Митя осовело смотрел на полотно. Картина висела на стене в тяжелой резной раме, покрытой густым слоем сусальной позолоты. А, вот почему она казалась тусклой – вызывающе богатое золото багета лезло вперед, приглушало колорит живописи. Он бы еще долго так глядел, уставясь, на картину, как резкий и злой крик Варежки вывел его из оцепененья.
– Ты, Митька!.. слышь!.. долго будешь пялиться!.. сдирай со стенки, ховай под куртку – и деру… только из рамы, из рамы высади… на черта нам рама, в раме она под полу не влезет… антиквары лучше без рамы возьмут, им за раму не платить…
– Дурак ты, Варежка, – разлепил заледеневшие губы Митя, – живопись надо и смотреть, и показывать в раме… без багета работа – как без одежды…
Он послушно выполнил приказ Варежки. Когда он снял картину и перевернул ее, чтобы вынуть ее из багета, он чуть не вскрикнул от удивленья. Картина была написана мастером не на холсте, а на меди. Тяжелая медная доска, загрунтованная особым образом. Митя понятия не имел, кто, где так писал картины. Он знал технику: масло, акварель, гуашь, пастель, – а в художниках и эпохах он разбирался так же, как Гусь Хрустальный – в богемском хрустале. Он не читал книжек о художниках. Он понятия не имел о ценности этой вещи. Стоило из-за нее огород городить, влезать в жилье наглым образом, в черных дурацких, малышовских масках, и потом, эта Валечка… эта Валечка…

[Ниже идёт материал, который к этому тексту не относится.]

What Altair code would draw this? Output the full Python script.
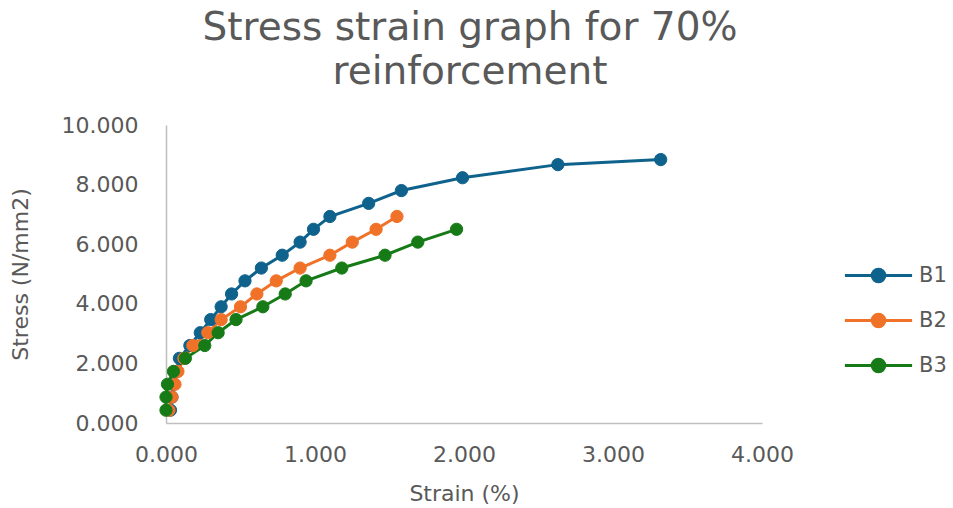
import altair as alt
import pandas as pd

# Stress (N/mm2) against strain (%) for three beams with 70% reinforcement
b1_strain = [0.03, 0.04, 0.05, 0.07, 0.09, 0.16, 0.23, 0.30, 0.37, 0.44, 0.53,
             0.64, 0.78, 0.90, 0.99, 1.10, 1.36, 1.58, 1.99, 2.63, 3.32]
b1_stress = [0.43, 0.87, 1.30, 1.73, 2.17, 2.60, 3.03, 3.47, 3.90, 4.33, 4.77,
             5.20, 5.63, 6.07, 6.50, 6.93, 7.37, 7.80, 8.23, 8.67, 8.84]

b2_strain = [0.02, 0.04, 0.06, 0.08, 0.12, 0.18, 0.28, 0.37, 0.50, 0.61, 0.74,
             0.90, 1.10, 1.25, 1.41, 1.55]
b2_stress = [0.43, 0.87, 1.30, 1.73, 2.17, 2.60, 3.03, 3.47, 3.90, 4.33, 4.77,
             5.20, 5.63, 6.07, 6.50, 6.93]

b3_strain = [0.00, 0.00, 0.01, 0.05, 0.13, 0.26, 0.35, 0.47, 0.65, 0.80, 0.94,
             1.18, 1.47, 1.69, 1.95]
b3_stress = [0.43, 0.87, 1.30, 1.73, 2.17, 2.60, 3.03, 3.47, 3.90, 4.33, 4.77,
             5.20, 5.63, 6.07, 6.50]

series_names = ["B1", "B2", "B3"]
series_colors = ["#0E628C", "#F07228", "#167A17"]
x_ticks = [0, 1, 2, 3, 4]
y_ticks = [0, 2, 4, 6, 8, 10]

rows = []
for name, xs, ys in zip(series_names,
                        [b1_strain, b2_strain, b3_strain],
                        [b1_stress, b2_stress, b3_stress]):
    for i, (xv, yv) in enumerate(zip(xs, ys)):
        rows.append({"series": name, "idx": i, "strain": xv, "stress": yv})
df = pd.DataFrame(rows)

FONT = "DejaVu Sans"
GREY = "#595959"
AXIS_GREY = "#BFBFBF"

x_enc = alt.X(
    "strain:Q",
    scale=alt.Scale(domain=[0, 4], nice=False),
    axis=alt.Axis(
        title="Strain (%)", values=x_ticks, format=".3f", grid=False,
        ticks=False, domainColor=AXIS_GREY, domainWidth=1.5,
        labelFlush=False, labelOverlap=False,
        labelFont=FONT, labelFontSize=22, labelColor=GREY, labelPadding=21,
        titleFont=FONT, titleFontSize=22, titleFontWeight="normal",
        titleColor=GREY, titleY=70, titleBaseline="middle",
    ),
)
y_enc = alt.Y(
    "stress:Q",
    scale=alt.Scale(domain=[0, 10], nice=False),
    axis=alt.Axis(
        title="Stress (N/mm2)", values=y_ticks, format=".3f", grid=False,
        ticks=False, domainColor=AXIS_GREY, domainWidth=1.5,
        labelFlush=False, labelOverlap=False,
        labelFont=FONT, labelFontSize=22, labelColor=GREY, labelPadding=28,
        titleFont=FONT, titleFontSize=22, titleFontWeight="normal",
        titleColor=GREY, titleX=-134, titleY=149,
    ),
)

color_scale = alt.Scale(domain=series_names, range=series_colors)

# legend glyph: a short line with a solid dot (concentric rings fill the dot)
glyph = ("M-1.6,0L1.6,0"
         "M-0.30,0A0.30,0.30,0,1,1,0.30,0A0.30,0.30,0,1,1,-0.30,0"
         "M-0.20,0A0.20,0.20,0,1,1,0.20,0A0.20,0.20,0,1,1,-0.20,0"
         "M-0.10,0A0.10,0.10,0,1,1,0.10,0A0.10,0.10,0,1,1,-0.10,0")
legend = alt.Legend(
    title=None, orient="none", legendX=690, legendY=128, padding=0,
    symbolType=glyph, symbolSize=1764, symbolStrokeWidth=3,
    symbolFillColor="transparent",
    labelFont=FONT, labelFontSize=21, labelColor=GREY, labelOffset=18,
    rowPadding=10,
)

lines = alt.Chart(df).mark_line(strokeWidth=3).encode(
    x=x_enc,
    y=y_enc,
    color=alt.Color("series:N", scale=color_scale, legend=legend),
    order=alt.Order("idx:Q"),
)

points = alt.Chart(df).mark_point(filled=True, size=150, opacity=1,
                                  strokeWidth=1).encode(
    x=x_enc,
    y=y_enc,
    fill=alt.Fill("series:N", scale=color_scale, legend=None),
    stroke=alt.Stroke("series:N", scale=color_scale, legend=None),
)

chart = alt.layer(lines, points).properties(
    width=596,
    height=298,
    title=alt.TitleParams(
        text=["Stress strain graph for 70%", "reinforcement"],
        font=FONT, fontSize=39, fontWeight="normal", color=GREY,
        anchor="middle", lineHeight=44, dx=6, offset=22,
    ),
    autosize=alt.AutoSizeParams(type="none"),
    padding={"left": 166, "top": 125, "right": 191, "bottom": 85},
).configure(
    background="white",
    view=alt.ViewConfig(stroke="transparent"),
)

chart.save("out.html", embed_options={"renderer": "svg", "actions": False})
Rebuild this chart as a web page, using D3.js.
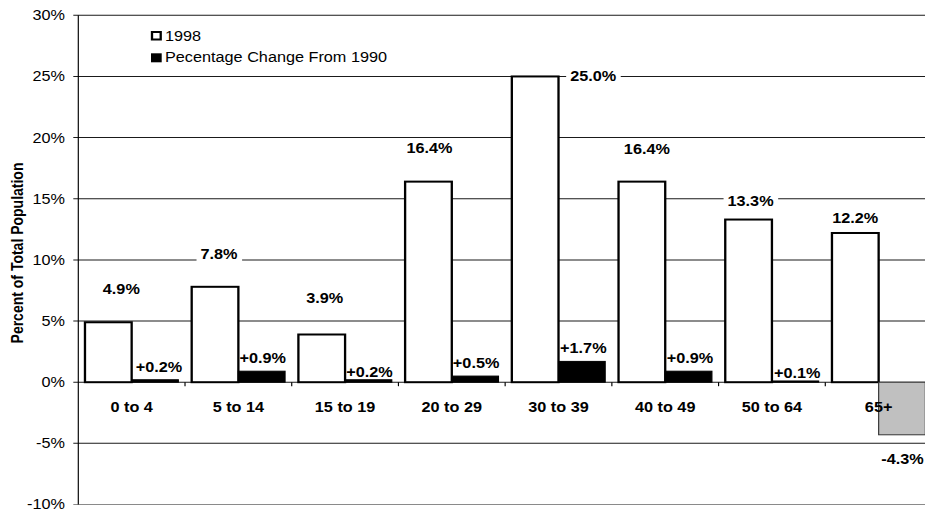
<!DOCTYPE html>
<html>
<head>
<meta charset="utf-8">
<script src="https://cdn.jsdelivr.net/npm/d3@7"></script>
<style>
  body { margin: 0; background: #fff; }
  text { font-family: "Liberation Sans", Arial, sans-serif; font-size: 14px; fill: #000; }
  .bold { font-weight: bold; }
</style>
</head>
<body>
<div id="container"></div>
<script>
// age groups and the two series
var categories = ["0 to 4", "5 to 14", "15 to 19", "20 to 29", "30 to 39", "40 to 49", "50 to 64", "65+"];
var share1998 = [4.9, 7.8, 3.9, 16.4, 25.0, 16.4, 13.3, 12.2];
var change1990 = [0.2, 0.9, 0.2, 0.5, 1.7, 0.9, 0.1, -4.3];
var seriesNames = ["1998", "Pecentage Change From 1990"];
var yTicks = [-10, -5, 0, 5, 10, 15, 20, 25, 30];

// labels were placed by hand in the original, offsets in px from bar end
var shareNudge = [[13, -28], [4, -28], [3, -31], [1, -29], [58, 4.5], [5, -28], [2, -14], [0, -9.5]];
var changeNudge = [[4, -7.5], [1, -8.5], [1, -3], [1, -8.5], [1.5, -8], [1.5, -8.5], [2, -2.5], [0.5, 29]];

var width = 925, height = 513;
var SX = 1.16; // the original picture is stretched sideways

var svg = d3.select("#container").append("svg")
  .attr("width", width)
  .attr("height", height);

var g = svg.append("g").attr("transform", "scale(" + SX + ",1)");

var x0 = d3.scaleBand().domain(categories).range([78.3 / SX, 932 / SX]);
var x1 = d3.scaleBand().domain(["share", "change"]).range([0, x0.bandwidth()]).paddingOuter(0.143);
var y = d3.scaleLinear().domain([-10, 30]).range([504.5, 15.3]);

var left = x0.range()[0], right = x0.range()[1];

// gridlines (with small tick to the left of the axis)
g.selectAll(".grid").data(yTicks).enter().append("line")
  .attr("x1", left - 5 / SX).attr("x2", right)
  .attr("y1", function(d){ return y(d); })
  .attr("y2", function(d){ return y(d); })
  .attr("stroke", function(d){ return d == -10 ? "#8a8a8a" : "#1a1a1a"; })
  .attr("stroke-width", 1);

// y tick labels
g.selectAll(".ylab").data(yTicks).enter().append("text")
  .attr("x", 65 / SX)
  .attr("y", function(d){ return y(d) + 5; })
  .attr("text-anchor", "end")
  .text(function(d){ return d + "%"; });

// axis line
g.append("line")
  .attr("x1", left).attr("x2", left)
  .attr("y1", y(30)).attr("y2", y(-10))
  .attr("stroke", "#000").attr("stroke-width", 1);

// category ticks on the 0% line
g.selectAll(".ctick").data(categories.slice(1)).enter().append("line")
  .attr("x1", function(d){ return x0(d); })
  .attr("x2", function(d){ return x0(d); })
  .attr("y1", y(0)).attr("y2", y(0) + 4)
  .attr("stroke", "#000").attr("stroke-width", 1);

// 1998 bars
g.selectAll(".share").data(share1998).enter().append("rect")
  .attr("x", function(d, i){ return x0(categories[i]) + x1("share"); })
  .attr("y", function(d){ return y(d); })
  .attr("width", x1.bandwidth())
  .attr("height", function(d){ return y(0) - y(d); })
  .attr("fill", "#fff")
  .attr("stroke", "#000")
  .attr("stroke-width", 2);

// change bars, negative ones grey
g.selectAll(".change").data(change1990).enter().append("rect")
  .attr("x", function(d, i){ return x0(categories[i]) + x1("change"); })
  .attr("y", function(d){ return y(Math.max(d, 0)); })
  .attr("width", x1.bandwidth())
  .attr("height", function(d){ return Math.abs(y(0) - y(d)); })
  .attr("fill", function(d){ return d < 0 ? "#c0c0c0" : "#000"; })
  .attr("stroke", function(d){ return d < 0 ? "#333" : "#000"; })
  .attr("stroke-width", 1);

// 1998 labels with white box behind them (they cut the gridlines)
var shareLabels = g.selectAll(".slab").data(share1998).enter().append("g");
shareLabels.append("text")
  .attr("class", "bold")
  .attr("text-anchor", "middle")
  .attr("x", function(d, i){ return x0(categories[i]) + x1("share") + x1.bandwidth() / 2 + shareNudge[i][0] / SX; })
  .attr("y", function(d, i){ return y(d) + shareNudge[i][1]; })
  .text(function(d){ return d.toFixed(1) + "%"; });
shareLabels.each(function(){
  var t = d3.select(this).select("text");
  var b = t.node().getBBox();
  d3.select(this).insert("rect", "text")
    .attr("x", b.x - 4 / SX).attr("y", b.y)
    .attr("width", b.width + 8 / SX).attr("height", b.height)
    .attr("fill", "#fff");
});

// change labels
g.selectAll(".clab").data(change1990).enter().append("text")
  .attr("class", "bold")
  .attr("text-anchor", "middle")
  .attr("x", function(d, i){ return x0(categories[i]) + x1("change") + x1.bandwidth() / 2 + changeNudge[i][0] / SX; })
  .attr("y", function(d, i){ return y(d) + changeNudge[i][1]; })
  .text(function(d){ return (d > 0 ? "+" : "") + d.toFixed(1) + "%"; });

// category labels
g.selectAll(".xlab").data(categories).enter().append("text")
  .attr("class", "bold")
  .attr("text-anchor", "middle")
  .attr("x", function(d){ return x0(d) + x0.bandwidth() / 2; })
  .attr("y", 411.7)
  .text(function(d){ return d; });

// y title
g.append("text")
  .attr("class", "bold")
  .attr("text-anchor", "middle")
  .attr("transform", "translate(" + (23.3 / SX) + ",253) rotate(-90)")
  .text("Percent of Total Population");

// legend
g.append("rect")
  .attr("x", 152 / SX).attr("y", 32)
  .attr("width", 8.7 / SX).attr("height", 7.5)
  .attr("fill", "#fff").attr("stroke", "#000").attr("stroke-width", 2);
g.append("rect")
  .attr("x", 151 / SX).attr("y", 53.3)
  .attr("width", 10.7 / SX).attr("height", 9)
  .attr("fill", "#000");
g.selectAll(".leg").data(seriesNames).enter().append("text")
  .attr("x", 165 / SX)
  .attr("y", function(d, i){ return i == 0 ? 41 : 62.5; })
  .text(function(d){ return d; });
</script>
</body>
</html>
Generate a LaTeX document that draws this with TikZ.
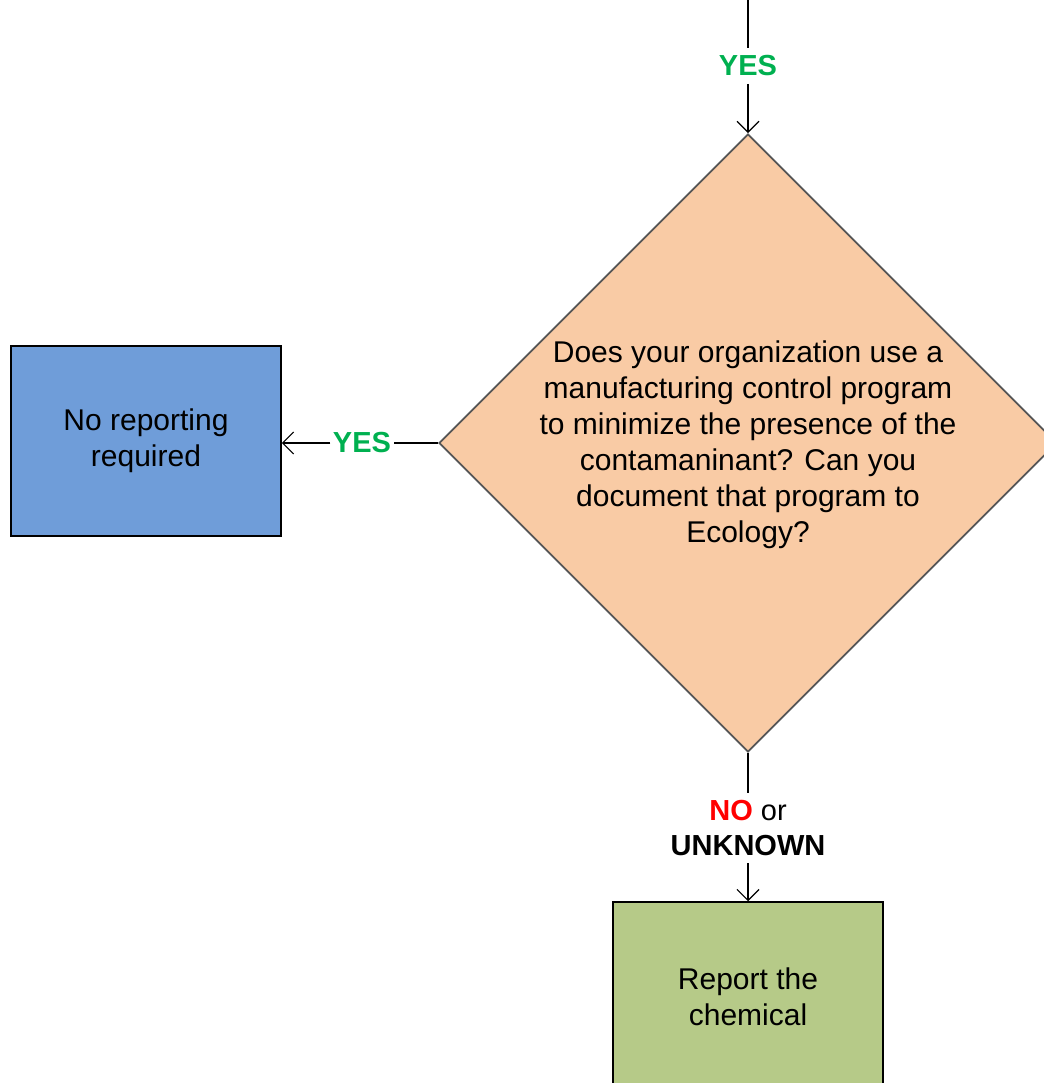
\documentclass[tikz,border=0pt]{standalone}
\usepackage{fontspec}
\setmainfont{Liberation Sans}
\usetikzlibrary{shapes.geometric,arrows.meta}

\definecolor{askfill}{RGB}{249,203,165}
\definecolor{askline}{RGB}{85,85,85}
\definecolor{nofill}{RGB}{111,157,217}
\definecolor{reportfill}{RGB}{182,202,136}
\definecolor{yesgreen}{RGB}{0,176,80}
\definecolor{nored}{RGB}{255,0,0}

\begin{document}
\begin{tikzpicture}[x=1pt, y=-1pt,
  >={Straight Barb[length=11pt, width=22pt]},
  every path/.style={line width=1.2pt},
  txt/.style={font=\fontsize{30}{36}\selectfont, align=center},
  endbox/.style={txt, draw=black, line width=1.5pt, minimum width=270pt,
    minimum height=190pt},
  answer/.style={font=\fontsize{29}{35}\selectfont\bfseries, align=center,
    inner sep=5pt}
]
  \useasboundingbox (0, 0) rectangle (1043, 1083);

  % question
  \node[diamond, draw=askline, fill=askfill, line width=1.8pt,
    minimum width=618pt, minimum height=618pt, inner sep=0pt]
    (ask) at (748, 443) {};
  \node[txt] (asktext) at (748, 445)
    {Does your organization use a\\
     manufacturing control program\\
     to minimize the presence of the\\
     contamaninant? Can you\\
     document that program to\\
     Ecology?};

  % outcomes
  \node[endbox, fill=nofill] (noreport) at (146, 441)
    {No reporting\\required};
  \node[endbox, fill=reportfill] (report) at (748, 997)
    {Report the\\chemical};

  % incoming branch
  \coordinate (top) at (748, 0);
  \node[answer, text=yesgreen, inner sep=7pt] (yestop) at (748, 66) {YES};
  \draw (top) -- (yestop);
  \draw[->] (yestop) -- (ask.north);

  % yes branch
  \node[answer, text=yesgreen, inner sep=2pt] (yesleft) at (362, 443) {YES};
  \draw (ask.west) -- (yesleft);
  \draw[->] (yesleft) -- (yesleft -| noreport.east);

  % no branch
  \node[answer, inner sep=7pt] (nobranch) at (748, 828)
    {\textcolor{nored}{NO} \mdseries or\\UNKNOWN};
  \draw (ask.south) -- (nobranch);
  \draw[->] (nobranch) -- (report.north);
\end{tikzpicture}
\end{document}
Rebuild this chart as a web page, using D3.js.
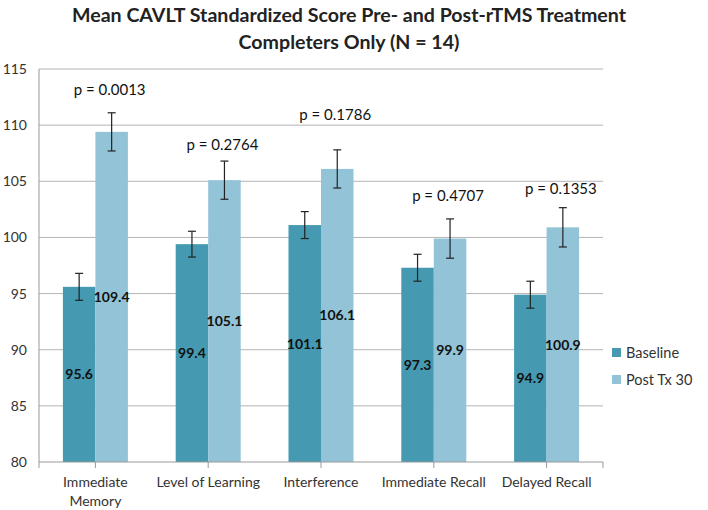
<!DOCTYPE html>
<html><head><meta charset="utf-8">
<script src="https://cdn.jsdelivr.net/npm/d3@7"></script>
<style>body{margin:0;background:#fff;} text{font-family:Lato,"Open Sans",sans-serif;}</style>
</head><body>
<svg id="c" width="708" height="510"></svg>
<script>
const categories = [["Immediate","Memory"],["Level of Learning"],["Interference"],["Immediate Recall"],["Delayed Recall"]];
const seriesNames = ["Baseline","Post Tx 30"];
const baseline = [95.6, 99.4, 101.1, 97.3, 94.9];
const post = [109.4, 105.1, 106.1, 99.9, 100.9];
const baselineErr = [1.2, 1.15, 1.2, 1.2, 1.2];
const postErr = [1.7, 1.7, 1.7, 1.75, 1.75];
const pLabels = ["p = 0.0013","p = 0.2764","p = 0.1786","p = 0.4707","p = 0.1353"];
const pLabelAt = [113.1, 108.2, 110.9, 103.7, 104.3];
const yTicks = [80,85,90,95,100,105,110,115];
const colors = ["#4599B0","#92C3D6"];

const svg = d3.select("#c");
const L=39, R=603, T=69, B=462;
const x = d3.scaleBand().domain(d3.range(categories.length)).range([L,R]).paddingInner(0).paddingOuter(0);
const bw = 32.5;
const y = d3.scaleLinear().domain([80,115]).range([B,T]);

// title
svg.append("text").attr("x",349).attr("y",22).attr("text-anchor","middle").attr("font-size",19.6).attr("font-weight","bold").attr("fill","#222").text("Mean CAVLT Standardized Score Pre- and Post-rTMS Treatment");
svg.append("text").attr("x",349).attr("y",49).attr("text-anchor","middle").attr("font-size",19.6).attr("font-weight","bold").attr("fill","#222").text("Completers Only (N = 14)");

// grid
svg.append("g").selectAll("line").data(yTicks.filter(d=>d>80)).join("line")
  .attr("x1",L).attr("x2",R).attr("y1",d=>y(d)).attr("y2",d=>y(d)).attr("stroke","#b4b4b4").attr("stroke-width",1);
svg.append("g").selectAll("text").data(yTicks).join("text")
  .attr("x",27).attr("y",d=>y(d)+5).attr("text-anchor","end").attr("font-size",14).attr("fill","#333").text(d=>d);

// bars
const series = [baseline, post];
const errs = [baselineErr, postErr];
series.forEach((vals,s)=>{
  const g = svg.append("g");
  g.selectAll("rect").data(vals).join("rect")
    .attr("x",(d,i)=>x(i)+x.bandwidth()/2 - bw + s*bw).attr("width",bw)
    .attr("y",d=>y(d)).attr("height",d=>B-y(d)).attr("fill",colors[s]);
});
// axes lines
svg.append("line").attr("x1",L).attr("x2",L).attr("y1",T).attr("y2",B).attr("stroke","#999");
svg.append("line").attr("x1",L).attr("x2",R).attr("y1",B).attr("y2",B).attr("stroke","#999");
const tickXs = [L].concat(d3.range(categories.length).map(i=>x(i)+x.bandwidth()/2)).concat([R]);
svg.append("g").selectAll("line").data(tickXs).join("line")
  .attr("x1",d=>d).attr("x2",d=>d).attr("y1",B).attr("y2",B+6).attr("stroke","#999");

// error bars
series.forEach((vals,s)=>{
  const g = svg.append("g").attr("stroke", "#222").attr("stroke-width",1.2);
  vals.forEach((v,i)=>{
    const cx = x(i)+x.bandwidth()/2 - bw/2 + s*bw;
    const e = errs[s][i];
    g.append("line").attr("x1",cx).attr("x2",cx).attr("y1",y(v+e)).attr("y2",y(v-e));
    g.append("line").attr("x1",cx-4).attr("x2",cx+4).attr("y1",y(v+e)).attr("y2",y(v+e));
    g.append("line").attr("x1",cx-4).attr("x2",cx+4).attr("y1",y(v-e)).attr("y2",y(v-e));
  });
});

// data labels
series.forEach((vals,s)=>{
  svg.append("g").selectAll("text").data(vals).join("text")
    .attr("x",(d,i)=>x(i)+x.bandwidth()/2 - bw/2 + s*bw)
    .attr("y",d=>(y(d)+B)/2+5).attr("text-anchor","middle")
    .attr("font-size",14).attr("font-weight","bold").attr("fill","#111").text(d=>d.toFixed(1));
});

// p labels
svg.append("g").selectAll("text").data(pLabels).join("text")
  .attr("x",(d,i)=>x(i)+x.bandwidth()/2 + bw/2 - 2)
  .attr("y",(d,i)=>y(pLabelAt[i])+5).attr("text-anchor","middle")
  .attr("font-size",15).attr("fill","#111").text(d=>d);

// category labels
categories.forEach((lines,i)=>{
  const t = svg.append("text").attr("x",x(i)+x.bandwidth()/2).attr("y",487).attr("text-anchor","middle").attr("font-size",14).attr("fill","#333");
  lines.forEach((ln,k)=>t.append("tspan").attr("x",x(i)+x.bandwidth()/2).attr("dy",k?19:0).text(ln));
});

// legend
seriesNames.forEach((n,i)=>{
  svg.append("rect").attr("x",612).attr("y",348+i*27).attr("width",9).attr("height",9).attr("fill",colors[i]);
  svg.append("text").attr("x",626).attr("y",358+i*27).attr("font-size",14.5).attr("fill","#333").text(n);
});
</script>
</body></html>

– Может, все-таки вызовем «скорую»?.. – бесполезно спросил он Варежку, выбегая в переднюю. Варежка оттаскивал за ноги бесчувственного Валерия Петровича под вешалку, под беспорядочно висящие старые шубы и пальто.
– Черт, черт, – не отвечая Мите, бормотнул Варежка. – Ах ты, чертова работа какая. Загнулась тетка-то. Надо и ее старого жука для верности заделать. По правилу буравчика. А то потом хлопот не оберешься. Эх, не хотел я. Да видно, придется. – Он кинул взгляд на Митю. Митя поразился – подземный свет вылетал из его глубоко запавших под лоб глаз. – Но не мне ручонки марать. Я их уже немало замарал в житухе. Ежели что… ежели так… ты уже мочканул одну, значит, и второго осилишь.
Варежка метнулся в комнаты. Выбежал с подушкой в руках. Валерий Петрович вяло пошевелился. Рауш-наркоз отходил. Он просыпался. Его выкаченные глаза кричали: ужас!.. ужас!.. пощадите!.. – на бледном жирном лице.
– На! – Варежка кинул подушку Мите, тот поймал ее. – Дави его! Ну! Вали ему на рыло – и прижми! И так держи, пока он дергаться не перестанет!
Митя затряс головой. Все происходящее мелькало перед ним, как цветная наклейка на спицах. Медь картины холодила ему живот. Он прижимал ее к себе под курткой, как прижимают любовницу.